Iteration philosophy and scaling culture
Starpath’s core philosophy is fast, cheap iteration: build the simplest possible version, test it, document what’s wrong, fix it, repeat. This is not a novel idea, but Starpath applies it with unusual discipline.
The company grew from a garage in San Francisco with just the founders to a team of about 16 people. They are growing as fast as they can find mission-aligned talent.
To maintain fast iteration as they scale, Starpath keeps individual responsibility clearly scoped: each engineer owns a specific component end-to-end, with in-house tools and budget to prototype and test quickly—so a 100-person org can iterate as fast as a 5-person one.
The biggest technical hurdle is not any single engineering problem but the cost and speed of manufacturing in the US. If fabrication were nearly free, iteration rates would double or triple. Starpath designs for mass production from the start.
The “idiot index” and how Starpath cuts costs
The idiot index is the ratio of a finished good’s price to the cost of its commoditized raw inputs. In aerospace, it is routinely 100:1 or higher (e.g., a $40,000 motor that could be made for $400).
In nuclear power, the idiot index is ~140:1, driven largely by regulation—ironically, regulation from people who care about the environment, despite nuclear being one of the cleanest energy sources.
Starpath’s approach: identify the single most expensive component (usually 90% of cost), then either vertically integrate its production, substitute a cheaper alternative, or redesign around it. This alone typically yields a 10x improvement.
For rovers, Starpath achieved 100x cost reduction partly by questioning whether extreme reliability (fault tolerance, redundancy) was economically necessary—accepting that 10–30% of robotic missions might fail is far cheaper than engineering for 99% reliability.
Risks and the business case for Mars
Starpath prices technical risk at near zero: even if it takes 2–3 tries to get the technology right, the business still works.
The biggest risk is demand: even if Starpath builds everything perfectly—cheap propellant, beautiful habitats, delicious food—will enough people want to pay $100,000–$400,000 for a round trip to Mars?
The initial pitch is adventure: the greatest humans have ever undertaken, comparable to becoming a Navy Seal. This will work for the first hundreds or thousands of people.
The harder challenge is maintaining demand once the novelty wears off—making Mars compelling as a place to live and work, not just visit. Starpath’s approach is to start with the fundamentals (energy, propellant, water, oxygen) and layer on quality-of-life improvements over time.
Saurav personally would accept a 20% chance of death to go to Mars, though he acknowledges the actual safety target should be airplane-level (near zero). For robotic missions, Starpath is comfortable with a 10–33% failure rate because the hardware is cheap enough to absorb.
Mission alignment and hiring
Starpath is extremely selective, having stayed at ~16 people.

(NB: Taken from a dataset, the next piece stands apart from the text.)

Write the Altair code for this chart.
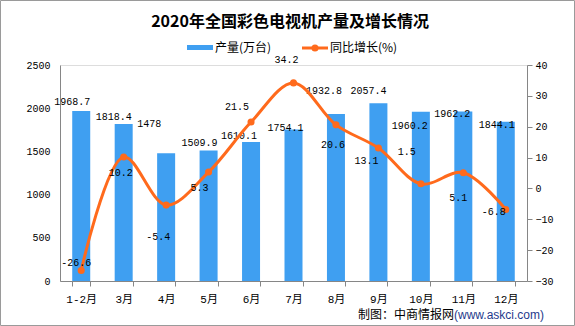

The biggest reason for not hiring someone is lack of mission alignment.
They want people who look at what Starpath is building and think “this is the next big thing,” and who are undeterred by claims online that what Starpath has already done is “impossible.”
Saurav’s personal regret-minimization framework: if he had 10 years left to live, he would spend the first 2 years getting equipment on the Moon for testing, then mass-produce the proven machines (100,000+ units—a small number by automotive standards) and store them in warehouses, ready for the rocket. He would then go to Mars himself and do manual labor—repairing mining robot teeth, for instance—because the satisfaction of building something real with your hands is irreplaceable.